Когда мы достаточно удалимся от модернизма, чтобы иметь возможность его исследовать, историки идей удивятся, насколько причудливой была его политическая организация. Как объяснить нашим внучатым племянникам, что представители разных профессий, созванные отовсюду, чтобы возвести общественное здание, обладали всеми талантами, компетенциями, инструментами, но им не хватало общей директивы: описания дома, который они должны построить. Как мы сможем объяснить рабочим: «Здание уже есть, оно сработано на славу, но его никто не строил, оно возвышается для вечности, оно прочно и монолитно, оно называется природой, так что мы не нуждаемся в ваших услугах», притом что мы приказываем другим мастерам создать совершенно искусственное существо, известное как Левиафан, лишая их инструментов, используя которые ему можно было бы придать твердость, устойчивость, не говоря уже о соответствии законам и справедливости? Один уже существует и его не требуется строить, а другого нужно соткать из ветра? Как объяснить нашим потомкам, что мы хотели основать демократию, помещая конструкцию без материалов – с одной стороны, а с другой – материал без конструкции? Их нисколько не удивит, что общественная жизнь, подобно легендарной вавилонской башне, рухнет сама по себе.

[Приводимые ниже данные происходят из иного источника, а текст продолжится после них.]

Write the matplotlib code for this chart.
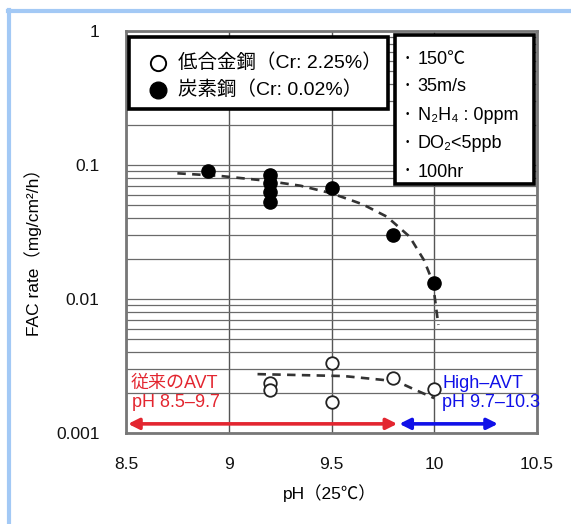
import matplotlib
matplotlib.use("Agg")
import matplotlib.pyplot as plt
from matplotlib.patches import Rectangle
from matplotlib.lines import Line2D
from matplotlib.ticker import FixedLocator, LogLocator, NullFormatter

plt.rcParams['font.family'] = ['Liberation Sans', 'Noto Sans CJK JP', 'DejaVu Sans']

# ---- data ----
carbon_ph = [8.9, 9.2, 9.2, 9.2, 9.2, 9.5, 9.8, 10.0]
carbon_rate = [0.090, 0.084, 0.073, 0.063, 0.053, 0.067, 0.030, 0.0131]

alloy_ph = [9.2, 9.2, 9.5, 9.5, 9.8, 10.0]
alloy_rate = [0.00238, 0.00209, 0.00335, 0.00171, 0.00256, 0.00212]

carbon_trend_ph = [8.75, 8.96, 9.18, 9.35, 9.5, 9.65, 9.77, 9.88, 9.95, 9.98, 10.0, 10.02]
carbon_trend_rate = [0.0867, 0.0828, 0.0764, 0.070, 0.0615, 0.051, 0.0411, 0.0292, 0.0195, 0.0150, 0.0110, 0.0064]

alloy_trend_ph = [9.14, 9.56, 9.75, 9.83, 9.91, 10.0]
alloy_trend_rate = [0.00275, 0.00266, 0.00249, 0.00238, 0.00209, 0.00182]

conv_range = [8.51, 9.82]
high_range = [9.83, 10.31]
arrow_level = 0.00117

x_ticks = [8.5, 9, 9.5, 10, 10.5]
x_tick_labels = ['8.5', '9', '9.5', '10', '10.5']
y_ticks = [0.001, 0.01, 0.1, 1]
y_tick_labels = ['0.001', '0.01', '0.1', '1']

legend_labels = ['低合金鋼（Cr: 2.25%）', '炭素鋼（Cr: 0.02%）']
conditions = ['150℃', '35m/s', 'N₂H₄ : 0ppm', 'DO₂<5ppb', '100hr']

# ---- figure ----
W, H = 571, 524
fig = plt.figure(figsize=(W / 100, H / 100), dpi=100)
ax = fig.add_axes([126 / W, 1 - 433 / H, 411 / W, 402 / H])

ax.set_yscale('log')
ax.set_xlim(8.5, 10.5)
ax.set_ylim(0.001, 1)

ax.xaxis.set_major_locator(FixedLocator(x_ticks))
ax.set_xticklabels(x_tick_labels)
ax.yaxis.set_major_locator(FixedLocator(y_ticks))
ax.set_yticklabels(y_tick_labels)
ax.yaxis.set_minor_locator(LogLocator(base=10, subs=range(2, 10)))
ax.yaxis.set_minor_formatter(NullFormatter())

ax.tick_params(axis='both', which='both', length=0, labelsize=12.5, colors='#111111')
ax.tick_params(axis='y', pad=19)
ax.tick_params(axis='x', pad=17)

ax.grid(True, which='major', axis='x', color='#555555', lw=1.0)
ax.grid(True, which='both', axis='y', color='#6a6a6a', lw=0.9)
ax.set_axisbelow(True)
for s in ax.spines.values():
    s.set_color('#777777')
    s.set_linewidth(2.0)

# trend lines
ax.plot(carbon_trend_ph, carbon_trend_rate, color='#333333', lw=1.9,
        dashes=(3.2, 2.4), zorder=3)
ax.plot(alloy_trend_ph, alloy_trend_rate, color='#333333', lw=1.9,
        dashes=(3.2, 2.4), zorder=3)

# points
ax.plot(carbon_ph, carbon_rate, 'o', color='black', ms=9.5, zorder=4)
ax.plot(alloy_ph, alloy_rate, 'o', mfc='white', mec='#222222', mew=1.3, ms=9, zorder=4)

# range arrows
ax.annotate('', xy=(conv_range[0], arrow_level), xytext=(conv_range[1], arrow_level),
            arrowprops=dict(arrowstyle='<|-|>', color='#e32630', lw=2.6,
                            mutation_scale=16, shrinkA=0, shrinkB=0), zorder=5)
ax.annotate('', xy=(high_range[0], arrow_level), xytext=(high_range[1], arrow_level),
            arrowprops=dict(arrowstyle='<|-|>', color='#1010e8', lw=2.6,
                            mutation_scale=16, shrinkA=0, shrinkB=0), zorder=5)

ax.text(0.010, 0.124, '従来のAVT', transform=ax.transAxes, color='#e32630',
        fontsize=13, ha='left', va='center', zorder=6)
ax.text(0.014, 0.077, 'pH 8.5–9.7', transform=ax.transAxes, color='#e32630',
        fontsize=13, ha='left', va='center', zorder=6)
ax.text(0.769, 0.124, 'High–AVT', transform=ax.transAxes, color='#1010e8',
        fontsize=13, ha='left', va='center', zorder=6)
ax.text(0.769, 0.077, 'pH 9.7–10.3', transform=ax.transAxes, color='#1010e8',
        fontsize=13, ha='left', va='center', zorder=6)

# legend box
ax.add_patch(Rectangle((0.007, 0.806), 0.630, 0.179, transform=ax.transAxes,
                       facecolor='white', edgecolor='black', lw=2.6, zorder=7))
ax.plot([0.078], [0.920], 'o', mfc='white', mec='black', mew=1.4, ms=11,
        transform=ax.transAxes, zorder=8, clip_on=False)
ax.plot([0.078], [0.853], 'o', color='black', ms=12,
        transform=ax.transAxes, zorder=8, clip_on=False)
ax.text(0.127, 0.920, legend_labels[0], transform=ax.transAxes, fontsize=14,
        ha='left', va='center', zorder=8)
ax.text(0.127, 0.853, legend_labels[1], transform=ax.transAxes, fontsize=14,
        ha='left', va='center', zorder=8)

# conditions box
ax.add_patch(Rectangle((0.654, 0.619), 0.339, 0.371, transform=ax.transAxes,
                       facecolor='white', edgecolor='black', lw=2.6, zorder=7))
cond_y = [0.930, 0.861, 0.789, 0.721, 0.649]
for yy, t in zip(cond_y, conditions):
    ax.text(0.684, yy + 0.004, '•', transform=ax.transAxes, fontsize=7,
            ha='center', va='center', zorder=8)
    ax.text(0.710, yy, t, transform=ax.transAxes, fontsize=13,
            ha='left', va='center', zorder=8)

# axis labels
ax.set_xlabel('pH（25℃）', fontsize=12.5)
ax.xaxis.set_label_coords(0.496, -0.127)
ax.set_ylabel('FAC rate（mg/cm²/h）', fontsize=12.5)
ax.yaxis.set_label_coords(-0.205, 0.46)

# light blue page border (top and left)
fig.add_artist(Line2D([9 / W, 9 / W], [0, 1 - 10 / H], transform=fig.transFigure,
                      color='#a3c9f5', lw=3))
fig.add_artist(Line2D([8 / W, 1], [1 - 11 / H, 1 - 11 / H], transform=fig.transFigure,
                      color='#a3c9f5', lw=3))

fig.savefig('out.png', dpi=100)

В любом случае несоблюдение норм само по себе не объясняет саморазрушение коллектива, которое мы только что описали. Ни божественная ревность, ни людская гордыня, ни плохое качество кирпичей или строительного раствора не могли стать причиной того, что народы оказались раздроблены на множество несовместимых культур. Все республики устроены кое-как, все они построены на песке. Они могут существовать только при условии, что мы будем их постоянно перестраивать, а исключенные нижней палатой следующим утром постучат в дверь верхней палаты, настойчиво желая стать частью общего мира, космоса, ведь этим словом, согласно Платону, греки называли хорошо устроенный коллектив. Чтобы понять компетенции двух палат, мы больше не будем заниматься динамикой их соглашений. На самом деле, логос никогда не говорит прямо: он подбирает слова, сомневается, заикается и вновь повторяет одно и то же.